Linking to Relevant Pages
It’s also completely natural and acceptable to include an accurate description of the page you’re linking to as the anchor text of the given link. For example, if your company sells paint and paint thinner, and you have an onsite page explicitly titled “Paint Removal Services,” feel free to link to that specific page with anchor text containing “paint removal services.” It’s accurate, it’s appropriate, and it’s going to give you a sizeable boost in relevance for paint removal keyword phrases. The key here is to link to a variety of internal pages, to avoid spamming one deep linked page over and over again. Eventually, you’ll build consistency and relevance for each internal page that’s a part of your campaign.

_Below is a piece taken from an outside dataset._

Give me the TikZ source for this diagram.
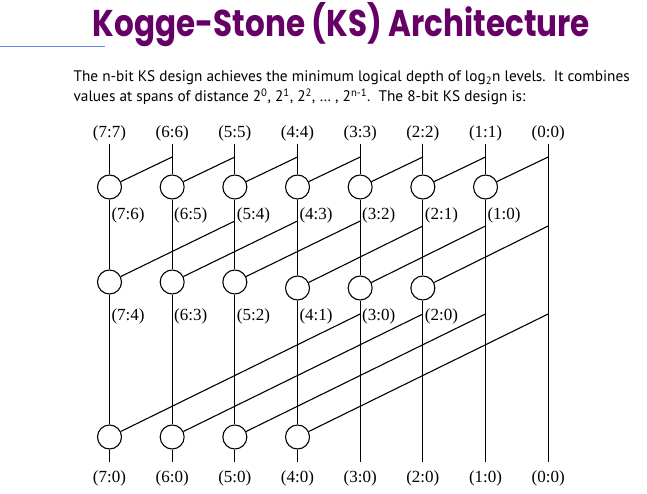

If you want to strengthen your anchor text rich link building efforts, it is possible to get others on board with your formatting. For example, on your blog, you could make a request to all linkers by saying “please cite this article as…” followed by instructions that clarify your intentions. This isn’t always the best strategy, especially since part of your penalty-protection efforts are dependent on others linking however they want to link, but if you want an extra boost for a specific phrase, you can try this trick. Ensure the anchor text is appropriate, no matter what.
Finally, I want to remind you of an important aspect of your link building efforts: variability. If you use the same collection of exact phrases over and over, you will be penalized. I can almost guarantee it. If you want to protect yourself against such an eventuality without sacrificing the benefits of link building with a repeated phrase, change up your anchor text selections on a regular basis, such as monthly or quarterly. Don’t be afraid to rotate them back in eventually, but keep in mind that diversifying your strategy is the best way to keep yourself from getting penalized.
Rich anchor text is not a dead strategy, as some search marketers might have you believe. The difference today is that you have to allow more links to be built naturally, giving your external sources more textual freedom, and you have to diversify your link strategy with appropriate, repeatable choices.